Elle a notamment représenté “le massacre de Kafr Qassem, de 1956, quand l’État d’Israël a délibérément tué 49 travailleurs qui rentraient chez eux à la fin de leur journée” : “Je voulais fidèlement rapporter ce qui s’était passé dans ce village. Je ne voulais pas créer une composition de symboles. Je me documentais consciencieusement, d’après une recherche attentive. Ce n’était pas une exploration de mon langage pictural comme avec ma peinture abstraite. C’est un usage réfléchi de l’histoire du langage pictural pour décrire un événement.”
Couverture de Drawing the Kafr Qasem Massacre, édité chez Schilt Publishing. (© Samia Halaby)
Réduire ainsi au silence une artiste qui tente de rapporter les souffrances vécues par son peuple, au moment où ce dernier se fait massivement tuer sous les yeux du monde, est une nouvelle violence, un ricochet de l’assujettissement imposé aux Palestinien·ne·s. En fin d’année, c’est l’Allemagne qui se faisait épingler pour le nombre d’expositions en lien avec la Palestine annulées sur son territoire.

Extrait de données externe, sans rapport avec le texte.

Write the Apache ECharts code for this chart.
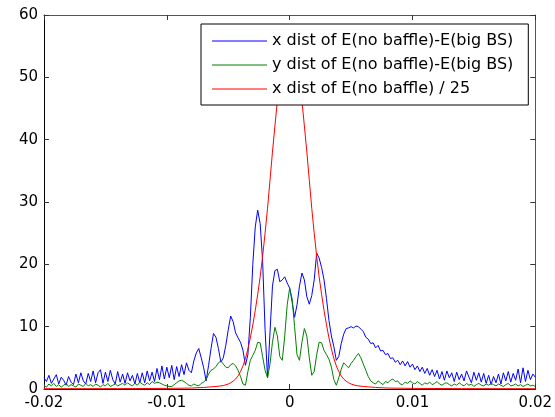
<!DOCTYPE html>
<html><head><meta charset="utf-8">
<script src="https://cdn.jsdelivr.net/npm/echarts@6/dist/echarts.min.js"></script>
<style>html,body{margin:0;padding:0;background:#fff}#c{width:555px;height:417px}</style>
</head><body><div id="c"></div>
<script>
// sample grid of the measured distributions
const xStart = -0.02, xStep = 0.0002;
const seriesNames = ['x dist of E(no baffle)-E(big BS)', 'y dist of E(no baffle)-E(big BS)', 'x dist of E(no baffle) / 25'];
const seriesColors = ['#0000ff', '#008000', '#ff0000'];

const blueY = [
  1.8,1.2,2.2,0.9,1.6,2.3,0.8,1.9,1.4,0.6,2.0,1.1,0.7,2.4,1.0,2.6,1.3,0.8,2.5,1.2,
  2.9,1.0,2.6,3.1,0.9,2.7,1.2,3.0,1.5,0.8,2.8,1.1,2.4,0.9,2.6,1.3,2.2,0.8,2.5,1.0,
  2.6,1.0,2.9,1.3,2.7,1.2,3.3,1.5,3.7,1.6,3.5,1.8,3.8,1.5,3.6,2.0,3.9,2.3,4.2,3.0,
  2.6,4.5,5.8,6.5,5.0,3.4,1.3,3.8,6.5,8.9,
  8.3,6.5,4.3,5.0,7.0,9.5,11.7,10.8,9.0,8.2,
  7.5,6.2,3.8,5.5,11.5,20.0,26.0,28.7,26.5,20.5,
  9.5,1.8,9.0,16.5,19.0,19.2,17.2,17.5,18.0,17.0,
  16.2,14.0,11.5,13.5,16.5,18.6,17.5,14.8,13.6,15.0,
  17.5,21.8,21.0,19.5,17.5,14.5,11.0,8.5,6.8,4.6,
  5.2,7.3,8.8,9.7,9.8,10.0,9.8,10.1,10.0,9.6,
  9.2,8.3,8.0,7.3,7.4,6.6,7.0,6.1,6.2,5.5,
  5.7,4.9,5.0,4.3,4.6,3.9,4.5,3.7,4.4,3.5,
  4.0,3.1,3.7,2.8,3.5,2.5,3.3,2.2,3.1,2.0,
  3.0,
  1.6,2.8,1.4,2.9,1.8,2.6,1.2,2.7,1.5,2.4,
  1.3,2.9,1.9,1.0,2.7,1.4,2.6,1.1,2.5,0.9,
  2.2,0.7,2.0,1.0,2.4,0.8,2.6,1.3,2.8,1.1,
  2.5,1.4,3.2,1.0,3.4,1.2,3.0,1.5,2.4,1.9
];

const greenY = [
  0.6,0.3,0.8,0.5,0.9,0.4,0.7,0.3,0.6,0.9,0.4,0.7,0.5,0.3,0.8,0.6,0.4,0.9,0.5,0.7,
  0.4,0.8,0.6,0.3,0.7,0.5,0.9,0.4,0.6,0.8,0.5,0.7,0.9,0.6,1.0,0.7,0.5,0.9,0.6,1.1,
  0.8,0.6,1.0,0.7,1.2,0.9,1.1,1.0,0.8,0.6,0.5,0.4,0.4,0.7,1.0,1.3,1.4,1.2,0.9,0.6,
  0.5,0.8,0.6,0.5,0.9,1.1,1.5,2.4,3.0,3.2,
  3.6,4.2,4.5,4.0,3.5,3.4,3.9,4.1,3.7,3.0,
  2.0,0.8,0.6,2.8,4.6,5.4,6.2,7.5,7.4,5.2,
  3.0,1.8,4.0,7.5,9.9,8.5,5.2,4.6,8.5,13.5,
  16.2,14.5,10.0,5.5,4.6,7.5,9.7,8.5,5.0,2.2,
  2.8,5.5,7.5,7.4,6.2,5.5,4.8,3.5,1.5,0.6,
  1.8,3.2,4.2,3.8,3.4,4.1,4.6,5.2,5.7,5.0,
  4.0,3.0,2.0,1.3,1.0,0.8,1.3,1.0,0.7,1.2,
  1.0,1.4,1.6,1.2,1.3,0.8,
  0.7,1.1,0.9,1.3,1.0,0.8,1.2,0.9,0.6,1.0,0.8,1.1,0.7,0.9,1.2,0.8,0.6,0.9,1.0,0.7,
  0.5,0.8,0.6,1.0,0.7,0.5,0.9,0.6,0.8,0.4,0.7,0.9,0.6,0.5,0.8,0.6,0.9,0.7,0.5,0.8,
  0.6,0.4,0.7,0.9,0.5,0.6,0.8,0.5,0.7,0.4,0.6,0.8,0.5,0.6,0.4
];

const redX = [-0.02,-0.014,-0.01,-0.008,-0.007,-0.006,-0.0054,-0.005,-0.0048,-0.0046,-0.0044,-0.0042,-0.004,-0.0038,-0.0036,-0.0034,-0.0032,-0.003,-0.0028,-0.0026,-0.0024,-0.0022,-0.002,-0.0018,-0.0016,-0.0014,-0.0012,-0.001,-0.0008,-0.0006,-0.0004,-0.0002,0,
  0.0002,0.0004,0.0006,0.0008,0.001,0.0012,0.0014,0.0016,0.0018,0.002,0.0022,0.0024,0.0026,0.0028,0.003,0.0032,0.0034,0.0036,0.0038,0.004,0.0042,0.0044,0.0046,0.0048,0.005,0.0054,0.006,0.007,0.008,0.01,0.014,0.02];
const redY = [0.05,0.06,0.1,0.15,0.25,0.4,0.55,0.8,1.0,1.25,1.6,2.1,2.8,3.7,4.9,6.4,8.2,10.3,12.6,15.2,18.0,21.3,25.0,29.0,33.5,38.0,42.2,46.2,49.7,52.7,55.0,56.5,57.0,
  56.5,55.0,52.7,49.7,46.2,42.2,38.0,33.5,29.0,25.0,21.3,18.0,15.2,12.6,10.3,8.2,6.4,4.9,3.7,2.8,2.1,1.6,1.25,1.0,0.8,0.55,0.4,0.25,0.15,0.1,0.06,0.05];

const xs = blueY.map((_, i) => +(xStart + i * xStep).toFixed(4));
const pairs = (xa, ya) => xa.map((x, i) => [x, ya[i]]);

const font = {fontFamily: 'DejaVu Sans', fontSize: 15, color: '#000'};
const xAxisBase = {type: 'value', min: -0.02, max: 0.02, interval: 0.01, splitLine: {show: false}};
const yAxisBase = {type: 'value', min: 0, max: 60, interval: 10, splitLine: {show: false}};

const chart = echarts.init(document.getElementById('c'), null, {renderer: 'canvas'});
chart.setOption({
  animation: false,
  grid: {left: 44, right: 17, top: 15, bottom: 28},
  legend: {
    data: seriesNames, orient: 'vertical', left: 201, top: 24,
    padding: [7, 15, 6, 11], itemGap: 4, itemWidth: 55, itemHeight: 1, icon: 'rect',
    backgroundColor: '#fff', borderColor: '#000', borderWidth: 1, borderRadius: 0,
    textStyle: {fontFamily: 'DejaVu Sans', fontSize: 16, color: '#000', lineHeight: 20},
    selectedMode: false
  },
  xAxis: [
    Object.assign({}, xAxisBase, {position: 'bottom', axisLine: {onZero: false, lineStyle: {color: '#000'}},
      axisTick: {inside: true, length: 5, lineStyle: {color: '#333'}}, axisLabel: Object.assign({margin: 7}, font)}),
    Object.assign({}, xAxisBase, {position: 'top', axisLine: {onZero: false, lineStyle: {color: '#555'}},
      axisTick: {inside: true, length: 5, lineStyle: {color: '#333'}}, axisLabel: {show: false}})
  ],
  yAxis: [
    Object.assign({}, yAxisBase, {position: 'left', axisLine: {onZero: false, lineStyle: {color: '#000'}},
      axisTick: {inside: true, length: 5, lineStyle: {color: '#333'}}, axisLabel: Object.assign({margin: 6}, font)}),
    Object.assign({}, yAxisBase, {position: 'right', axisLine: {onZero: false, lineStyle: {color: '#555'}},
      axisTick: {inside: true, length: 5, lineStyle: {color: '#333'}}, axisLabel: {show: false}})
  ],
  series: [
    {name: seriesNames[0], type: 'line', data: pairs(xs, blueY), symbol: 'none', color: seriesColors[0], lineStyle: {width: 1, color: seriesColors[0]}, clip: true},
    {name: seriesNames[1], type: 'line', data: pairs(xs, greenY), symbol: 'none', color: seriesColors[1], lineStyle: {width: 1, color: seriesColors[1]}, clip: true},
    {name: seriesNames[2], type: 'line', data: pairs(redX, redY), symbol: 'none', color: seriesColors[2], lineStyle: {width: 1, color: seriesColors[2]}, clip: true}
  ]
});
</script>
</body></html>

Si plusieurs pays ont connu “des annulations d’événements dans des circonstances similaires”, l’AFP soulignait une “tendance […] particulièrement prononcée” en Allemagne, “dans un pays où la culpabilité pour la Shoah pèse lourd”. “Le Fonds du patrimoine culturel de la Sarre a déclaré qu’il ‘n’offrirait pas de plateforme aux artistes qui ne reconnaissent pas la terreur du Hamas comme une ‘rupture civilisationnelle’ ou qui brouillent consciemment ou inconsciemment les frontières entre les actes légitimes et illégitimes'”, ajoutait l’agence de presse.